Fortunately, section 67A(4) of the V.A.T. Act, provides that, subject to certain conditions, the V.A.T rate that is effective on the date that the written sales agreement is entered into applies.

In terms of this ruling, as long as a sale agreement was signed by both parties, contained a clear stipulation of the agreed price, and was concluded before 1st April 2018, the V.A.T. payable could be calculated on the outgoing rate, despite the fact that transfer took place after 1st April.

What does a V.A.T. increase mean to sellers and estate agents?

A sale contract could state that commission plus V.A.T. is payable. The seller receives a lower net amount because the estate agent receives more. If the sales agreement states a fixed commission including VAT, the seller receives the same amount regardless of the VAT increase, but the estate agent receives less.

In practice, if a house cost R2 500 000 and the commission was R100 000, the V.A.T. amount of 14% before 1st April would be R14 000 and the seller would receive R2 486 000. After 1st April, the V.A.T. on a commission of R100 000 would be R15 000 and the seller would receive R1 000 less.

V.A.T. and Transfer Duty

You need to find out whether the purchase price of a residential property excludes or includes V.A.T. to avoid any financial ramifications later on. If the seller is registered for V.A.T., the purchase prices includes V.A.T., which is payable on transfer. If the seller is not registered for V.A.T., transfer duty has to be paid by the buyer.

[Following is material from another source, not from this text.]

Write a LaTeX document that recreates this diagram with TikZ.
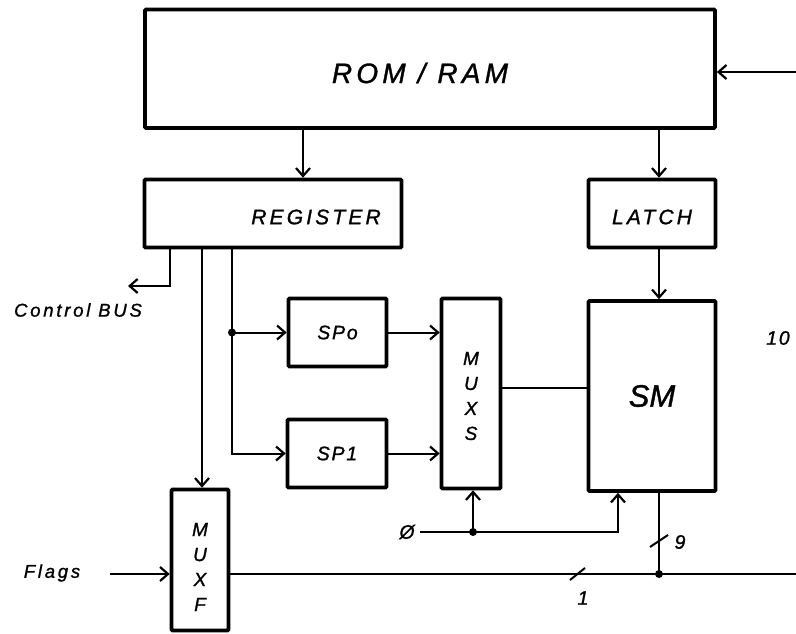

You don’t have to pay both V.A.T. and transfer duty on a property transaction but the difference can be significant. For example, on a property you buy for R2 000 000, the transfer duty could be far less than if you end up paying a purchase price inclusive of V.A.T. which could increase the price quite substantially.

Conclusion

V.A.T. can make a difference when it comes to how much you get as a seller of a property. A good estate agent will be able to give you the right advice when it comes to looking at the numbers and drawing up a sales agreement that doesn’t put you at a disadvantage in any way.